To achieve this, we have implemented in our infrastructure all modern encryption methods which ensure secure communication between the email server and the email clients / applications you use.
For your part, you need to ensure that the applications, mail clients, and operating systems you use are compatible with TLSv1.2 & TLSv1.3. In other words, you should abandon the old communication protocols, TLSv1.0 & TLSv1.1, which are now considered unsafe (they come mainly from old operating systems and old devices) and upgrade to new ones. You can find more information in this article.
Also, in addition to the email clients you are using, you should upgrade all the applications, but also your website plugins that communicate with the mail server (such as contact forms, SMTP WordPress Authentication plugins, etc.).
Regarding email clients, below we mention some changes that you should define in the IMAP, POP3 & SMTP communication protocols.

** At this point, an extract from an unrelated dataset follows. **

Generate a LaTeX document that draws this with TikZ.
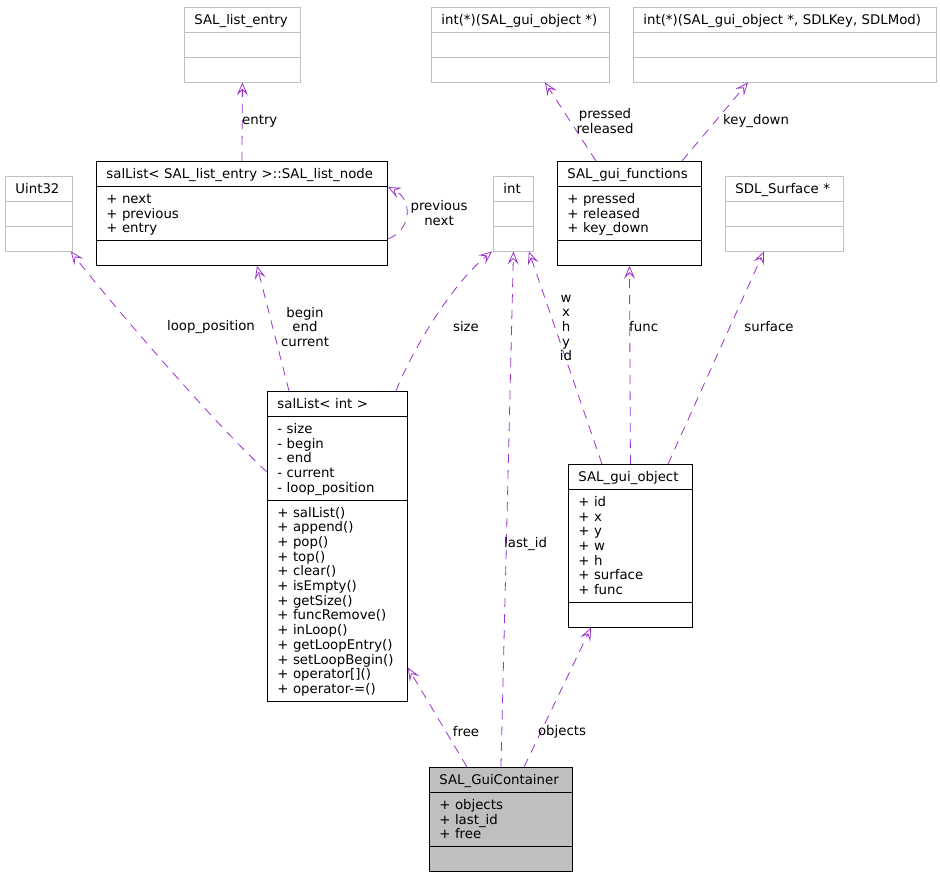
\documentclass[tikz,border=0pt]{standalone}
\usepackage{fontspec}
\setmainfont{DejaVu Sans}
\usetikzlibrary{shapes.multipart,arrows.meta}

\definecolor{relcol}{HTML}{9A32CD}
\definecolor{boxgray}{HTML}{BFBFBF}

\newcommand{\clsup}{\rule{0pt}{12.75pt}}
\newcommand{\clsdn}{\rule[-3.5pt]{0pt}{3.5pt}}
\newcommand{\clstitle}[1]{\centering\clsup#1\clsdn}
\newcommand{\clsnone}{\clsup\clsdn}

\tikzset{
  cls/.style={rectangle split, rectangle split parts=3, draw, line width=0.9pt,
    anchor=north west, inner xsep=10pt, inner ysep=3.85pt, align=left,
    font=\fontsize{13.3}{14.7}\selectfont},
  extcls/.style={cls, draw=boxgray},
  rel/.style={draw=relcol, line width=0.8pt, dash pattern=on 9pt off 7pt,
    -{Stealth[open, length=13pt, width=11pt, inset=5.5pt]}},
  rellbl/.style={font=\fontsize{13.3}{14.7}\selectfont, align=center,
    inner sep=0pt, text=black}
}

\begin{document}
\begin{tikzpicture}[x=1pt, y=-1pt]
\useasboundingbox (0,0) rectangle (940,877);

\node[extcls, text width=96pt] (entry) at (184,7)
  {\clstitle{SAL\_list\_entry} \nodepart{two}\clsnone \nodepart{three}\clsnone};
\node[extcls, text width=158pt] (fptr) at (431,7)
  {\clstitle{int(*)(SAL\_gui\_object *)} \nodepart{two}\clsnone \nodepart{three}\clsnone};
\node[extcls, text width=283pt] (keyptr) at (633,7)
  {\clstitle{int(*)(SAL\_gui\_object *, SDLKey, SDLMod)} \nodepart{two}\clsnone \nodepart{three}\clsnone};

\node[extcls, text width=47pt] (uint) at (5,176)
  {\clstitle{Uint32} \nodepart{two}\clsnone \nodepart{three}\clsnone};
\node[cls, text width=271pt] (listnode) at (96,161)
  {\clstitle{salList< SAL\_list\_entry >::SAL\_list\_node}
   \nodepart{two}\clsup + next\\+ previous\\+ entry\clsdn
   \nodepart{three}\clsnone};
\node[extcls, text width=20pt] (int) at (493,176)
  {\clstitle{int} \nodepart{two}\clsnone \nodepart{three}\clsnone};
\node[cls, text width=124pt] (funcs) at (557,161)
  {\clstitle{SAL\_gui\_functions}
   \nodepart{two}\clsup + pressed\\+ released\\+ key\_down\clsdn
   \nodepart{three}\clsnone};
\node[extcls, text width=98pt] (surf) at (725,176)
  {\clstitle{SDL\_Surface *} \nodepart{two}\clsnone \nodepart{three}\clsnone};

\node[cls, text width=120pt] (intlist) at (267,391)
  {\clstitle{salList< int >}
   \nodepart{two}\clsup - size\\- begin\\- end\\- current\\- loop\_position\clsdn
   \nodepart{three}\clsup + salList()\\+ append()\\+ pop()\\+ top()\\+ clear()\\+ isEmpty()\\+ getSize()\\+ funcRemove()\\+ inLoop()\\+ getLoopEntry()\\+ setLoopBegin()\\+ operator[]()\\+ operator-=()\clsdn};
\node[cls, text width=104pt] (guiobj) at (568,464)
  {\clstitle{SAL\_gui\_object}
   \nodepart{two}\clsup + id\\+ x\\+ y\\+ w\\+ h\\+ surface\\+ func\clsdn
   \nodepart{three}\clsnone};

\node[cls, text width=123pt, fill=boxgray] (cont) at (429,767)
  {\clstitle{SAL\_GuiContainer}
   \nodepart{two}\clsup + objects\\+ last\_id\\+ free\clsdn
   \nodepart{three}\clsnone};

\draw[rel] (listnode.north) -- (entry.south);
\draw[rel] ([yshift=27pt]listnode.south east) .. controls +(23pt,8pt) and +(26pt,-13pt)
  .. ([yshift=-26pt]listnode.north east);
\draw[rel] ([xshift=39pt]funcs.north west) -- ([xshift=114pt]fptr.south west);
\draw[rel] ([xshift=125pt]funcs.north west) -- ([xshift=115pt]keyptr.south west);

\draw[rel] ([yshift=-81pt]intlist.north west) .. controls (215,425) and (100,290)
  .. ([xshift=-2pt]uint.south east);
\draw[rel] ([xshift=22pt]intlist.north west) -- ([xshift=161pt]listnode.south west);
\draw[rel] ([xshift=129pt]intlist.north west) .. controls (412,350) and (452,284)
  .. ([xshift=-1pt]int.south west);
\draw[rel] (guiobj.north) -- (funcs.south);
\draw[rel] ([xshift=34pt]guiobj.north west) -- ([xshift=-5pt]int.south east);
\draw[rel] ([xshift=100pt]guiobj.north west) -- ([xshift=39pt]surf.south west);

\draw[rel] (cont.north) -- (int.south);
\draw[rel] ([xshift=38pt]cont.north west) -- ([yshift=34pt]intlist.south east);
\draw[rel] ([xshift=95pt]cont.north west) -- ([xshift=23pt]guiobj.south west);

\node[rellbl, anchor=west] (lentry) at (242,121) {entry};
\node[rellbl] (lprev) at (439,213) {previous\\next};
\node[rellbl] (lpress) at (605,121) {pressed\\released};
\node[rellbl, anchor=west] (lkey) at (723,121) {key\_down};
\node[rellbl] (lloop) at (211,327) {loop\_position};
\node[rellbl] (lbegin) at (305,327) {begin\\end\\current};
\node[rellbl] (lsize) at (466,327) {size};
\node[rellbl, anchor=west] (lfunc) at (629,327) {func};
\node[rellbl] (lcoord) at (566,328) {w\\x\\h\\y\\id};
\node[rellbl] (lsurf) at (769,327) {surface};
\node[rellbl, anchor=west] (llast) at (504,544) {last\_id};
\node[rellbl] (lfree) at (466,732) {free};
\node[rellbl] (lobj) at (562,732) {objects};

\end{tikzpicture}
\end{document}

In order for the communication between the users and the mail server to be secure and encrypted, once you make sure that your applications and operating system are compatible with TLS version v1.2 and above, use secure ports and use SSL / TLS communication protocol.
Therefore, we recommend that you use:
Secure port: 993, using SSL / TLS (recommended)
Secure port: 995, using SSL / TLS (recommended)
Secure port: 465, using SSL / TLS (recommended)
Secure port: 587, using STARTTLS (recommended)
NOTE: If for some reason, any of the secure ports recommended above cannot be used (e.g. due to a firewall), you can use the default ports 143, 110 & 25 as an alternative, while using STARTTLS. This upgrades the connection from insecure to secure, if it is supported by the client and the server. A prerequisite, as mentioned above, is that your applications and operating systems support TLS v1.2 and above.
IMAP: Insecure port: 143, using STARTTLS
POP3: Insecure port: 110, using STARTTLS
SMTP: Insecure port: 25, using STARTTLS
Within our changes to ensure data protection in the mail service, we are removing unencrypted login from our infrastructure. Only an encrypted password will be accepted. In order to change that to your mail clients, you should go to your email account settings and set the authentication method to "Encrypted password".
For example, if you are using the default ports (143, 110 & 25) as well as STARTTLS, then in the authentication method you should select "Encrypted password": if for any reason the communication is not encrypted, the password will still be encrypted and won’t look like plain text.
Below you can see an example of setting up an email account in Thunderbird, where unsecured ports 143 (for IMAP) and 25 (for SMTP) are used, for security reasons STARTTLS and as an authentication method we have to set an Encrypted password.
Under no circumstances should you select "Normal Password" or any other option other than "Encrypted password" in authentication. The password won’t be encrypted and will be transferred as plain text. To prevent this from happening, as mentioned above, the rest of the certification methods are no longer accepted by our infrastructure.